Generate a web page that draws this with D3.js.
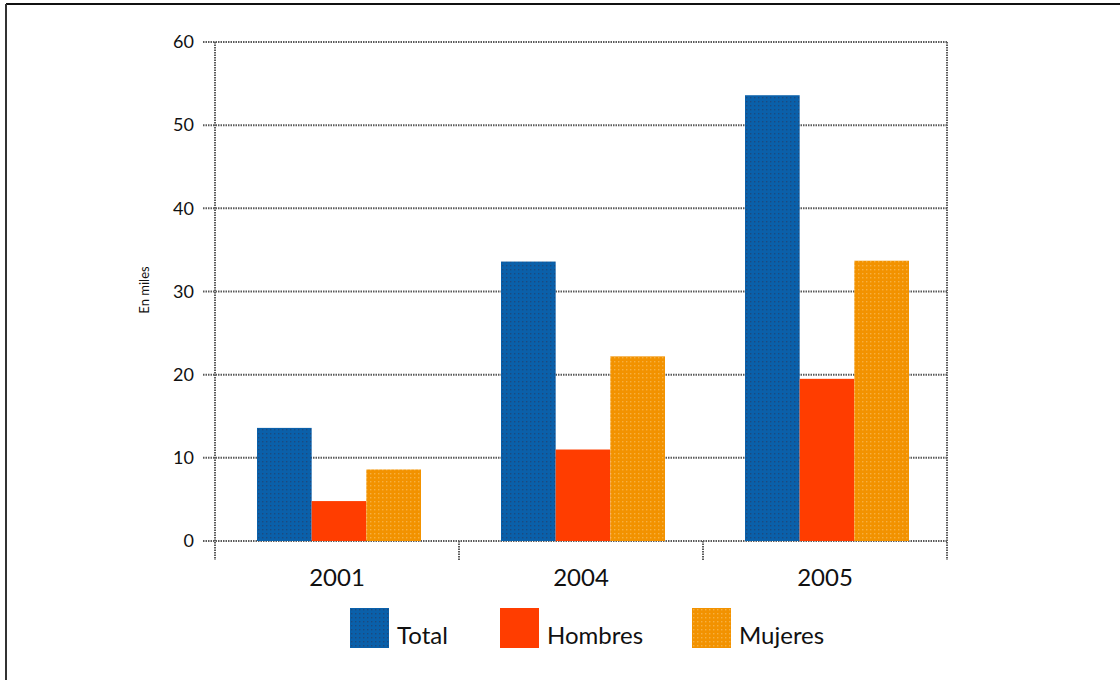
<!DOCTYPE html>
<html>
<head>
<meta charset="utf-8">
<script src="https://cdn.jsdelivr.net/npm/d3@7"></script>
<style>
  body { margin: 0; background: #fff; }
  svg { display: block; font-family: Lato, "Open Sans", sans-serif; }
</style>
</head>
<body>
<svg width="1120" height="680"></svg>
<script>
// data
var years = ["2001", "2004", "2005"];
var series = ["Total", "Hombres", "Mujeres"];
var total = [13.6, 33.6, 53.6];
var hombres = [4.8, 11.0, 19.5];
var mujeres = [8.6, 22.2, 33.7];
var yTicks = [0, 10, 20, 30, 40, 50, 60];

var values = [total, hombres, mujeres];
var fills = ["#0a60aa", "#ff3d00", "#f29200"];
var dots = ["#1a4a80", "#ff5a20", "#f7b040"];

var svg = d3.select("svg");

// frame (only top + left edges show in the picture)
svg.append("line").attr("x1", 6).attr("x2", 1120).attr("y1", 4).attr("y2", 4)
  .attr("stroke", "#111").attr("stroke-width", 2);
svg.append("line").attr("x1", 6).attr("x2", 6).attr("y1", 4).attr("y2", 680)
  .attr("stroke", "#333").attr("stroke-width", 2);

// dotted textures for the bars
var defs = svg.append("defs");
series.forEach(function(s, i) {
  var p = defs.append("pattern").attr("id", "pat" + i)
    .attr("width", 4).attr("height", 4).attr("patternUnits", "userSpaceOnUse");
  p.append("rect").attr("width", 4).attr("height", 4).attr("fill", fills[i]);
  if (i != 1) {
    p.append("rect").attr("x", 1).attr("y", 1).attr("width", 1.4).attr("height", 1.4)
      .attr("fill", dots[i]);
  }
});

var plotL = 215, plotR = 947, plotT = 42, plotB = 541;

var x = d3.scaleBand().domain(years).range([plotL, plotR]);
var xs = d3.scaleBand().domain(series).range([0, 164]);
var y = d3.scaleLinear().domain([0, 60]).range([plotB, plotT]);

var grid = svg.append("g");

// horizontal grid lines
grid.selectAll(".h").data(yTicks).enter().append("line")
  .attr("x1", plotL - 12).attr("x2", plotR)
  .attr("y1", function(d) { return y(d); })
  .attr("y2", function(d) { return y(d); });

// vertical lines: axis, category dividers, right edge
var vx = [plotL].concat(years.map(function(d) { return x(d) + x.bandwidth(); }));
grid.selectAll(".v").data(vx).enter().append("line")
  .attr("x1", function(d) { return d; }).attr("x2", function(d) { return d; })
  .attr("y1", function(d, i) { return (i == 0 || i == 3) ? plotT : plotB; })
  .attr("y2", plotB + 19);

grid.selectAll("line")
  .attr("stroke", "#5a5a5a").attr("stroke-width", 2)
  .attr("stroke-dasharray", "1.5,1");

// y tick labels
svg.selectAll(".yl").data(yTicks).enter().append("text")
  .attr("x", plotL - 21).attr("y", function(d) { return y(d); })
  .attr("dy", "0.35em").attr("text-anchor", "end")
  .attr("font-size", 18).attr("fill", "#111")
  .text(function(d) { return d; });

// axis title
svg.append("text")
  .attr("transform", "translate(149,290) rotate(-90)")
  .attr("text-anchor", "middle").attr("font-size", 13).attr("fill", "#111")
  .text("En miles");

// bars
var groups = svg.selectAll(".grp").data(years).enter().append("g")
  .attr("transform", function(d) {
    return "translate(" + (x(d) + x.bandwidth() / 2 - 80) + ",0)";
  });

groups.selectAll("rect")
  .data(function(d, j) {
    return series.map(function(s, i) { return { s: s, i: i, v: values[i][j] }; });
  })
  .enter().append("rect")
  .attr("x", function(d) { return xs(d.s); })
  .attr("width", xs.bandwidth())
  .attr("y", function(d) { return y(d.v); })
  .attr("height", function(d) { return plotB - y(d.v); })
  .attr("fill", function(d) { return "url(#pat" + d.i + ")"; });

// category labels
svg.selectAll(".xl").data(years).enter().append("text")
  .attr("x", function(d) { return x(d) + x.bandwidth() / 2; })
  .attr("y", 586).attr("text-anchor", "middle")
  .attr("font-size", 24).attr("fill", "#111")
  .text(function(d) { return d; });

// legend
var legX = [350, 500, 692];
var leg = svg.selectAll(".leg").data(series).enter().append("g")
  .attr("transform", function(d, i) { return "translate(" + legX[i] + ",608)"; });
leg.append("rect").attr("width", 39).attr("height", 40)
  .attr("fill", function(d, i) { return "url(#pat" + i + ")"; });
leg.append("text").attr("x", 47).attr("y", 36)
  .attr("font-size", 24).attr("fill", "#111")
  .text(function(d) { return d; });
</script>
</body>
</html>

● ● ● ●

Reproduce every line exactly and omit all pictures.

* PROBLEM SOLUTION:
Generate a web page that draws this with D3.js.
<!DOCTYPE html>
<html>
<head>
<meta charset="utf-8">
<script src="https://cdn.jsdelivr.net/npm/d3@7"></script>
<style>
  body { margin: 0; background: #fff; }
  svg { display: block; font-family: Lato, "Open Sans", sans-serif; }
</style>
</head>
<body>
<svg width="1120" height="680"></svg>
<script>
// data
var years = ["2001", "2004", "2005"];
var series = ["Total", "Hombres", "Mujeres"];
var total = [13.6, 33.6, 53.6];
var hombres = [4.8, 11.0, 19.5];
var mujeres = [8.6, 22.2, 33.7];
var yTicks = [0, 10, 20, 30, 40, 50, 60];

var values = [total, hombres, mujeres];
var fills = ["#0a60aa", "#ff3d00", "#f29200"];
var dots = ["#1a4a80", "#ff5a20", "#f7b040"];

var svg = d3.select("svg");

// frame (only top + left edges show in the picture)
svg.append("line").attr("x1", 6).attr("x2", 1120).attr("y1", 4).attr("y2", 4)
  .attr("stroke", "#111").attr("stroke-width", 2);
svg.append("line").attr("x1", 6).attr("x2", 6).attr("y1", 4).attr("y2", 680)
  .attr("stroke", "#333").attr("stroke-width", 2);

// dotted textures for the bars
var defs = svg.append("defs");
series.forEach(function(s, i) {
  var p = defs.append("pattern").attr("id", "pat" + i)
    .attr("width", 4).attr("height", 4).attr("patternUnits", "userSpaceOnUse");
  p.append("rect").attr("width", 4).attr("height", 4).attr("fill", fills[i]);
  if (i != 1) {
    p.append("rect").attr("x", 1).attr("y", 1).attr("width", 1.4).attr("height", 1.4)
      .attr("fill", dots[i]);
  }
});

var plotL = 215, plotR = 947, plotT = 42, plotB = 541;

var x = d3.scaleBand().domain(years).range([plotL, plotR]);
var xs = d3.scaleBand().domain(series).range([0, 164]);
var y = d3.scaleLinear().domain([0, 60]).range([plotB, plotT]);

var grid = svg.append("g");

// horizontal grid lines
grid.selectAll(".h").data(yTicks).enter().append("line")
  .attr("x1", plotL - 12).attr("x2", plotR)
  .attr("y1", function(d) { return y(d); })
  .attr("y2", function(d) { return y(d); });

// vertical lines: axis, category dividers, right edge
var vx = [plotL].concat(years.map(function(d) { return x(d) + x.bandwidth(); }));
grid.selectAll(".v").data(vx).enter().append("line")
  .attr("x1", function(d) { return d; }).attr("x2", function(d) { return d; })
  .attr("y1", function(d, i) { return (i == 0 || i == 3) ? plotT : plotB; })
  .attr("y2", plotB + 19);

grid.selectAll("line")
  .attr("stroke", "#5a5a5a").attr("stroke-width", 2)
  .attr("stroke-dasharray", "1.5,1");

// y tick labels
svg.selectAll(".yl").data(yTicks).enter().append("text")
  .attr("x", plotL - 21).attr("y", function(d) { return y(d); })
  .attr("dy", "0.35em").attr("text-anchor", "end")
  .attr("font-size", 18).attr("fill", "#111")
  .text(function(d) { return d; });

// axis title
svg.append("text")
  .attr("transform", "translate(149,290) rotate(-90)")
  .attr("text-anchor", "middle").attr("font-size", 13).attr("fill", "#111")
  .text("En miles");

// bars
var groups = svg.selectAll(".grp").data(years).enter().append("g")
  .attr("transform", function(d) {
    return "translate(" + (x(d) + x.bandwidth() / 2 - 80) + ",0)";
  });

groups.selectAll("rect")
  .data(function(d, j) {
    return series.map(function(s, i) { return { s: s, i: i, v: values[i][j] }; });
  })
  .enter().append("rect")
  .attr("x", function(d) { return xs(d.s); })
  .attr("width", xs.bandwidth())
  .attr("y", function(d) { return y(d.v); })
  .attr("height", function(d) { return plotB - y(d.v); })
  .attr("fill", function(d) { return "url(#pat" + d.i + ")"; });

// category labels
svg.selectAll(".xl").data(years).enter().append("text")
  .attr("x", function(d) { return x(d) + x.bandwidth() / 2; })
  .attr("y", 586).attr("text-anchor", "middle")
  .attr("font-size", 24).attr("fill", "#111")
  .text(function(d) { return d; });

// legend
var legX = [350, 500, 692];
var leg = svg.selectAll(".leg").data(series).enter().append("g")
  .attr("transform", function(d, i) { return "translate(" + legX[i] + ",608)"; });
leg.append("rect").attr("width", 39).attr("height", 40)
  .attr("fill", function(d, i) { return "url(#pat" + i + ")"; });
leg.append("text").attr("x", 47).attr("y", 36)
  .attr("font-size", 24).attr("fill", "#111")
  .text(function(d) { return d; });
</script>
</body>
</html>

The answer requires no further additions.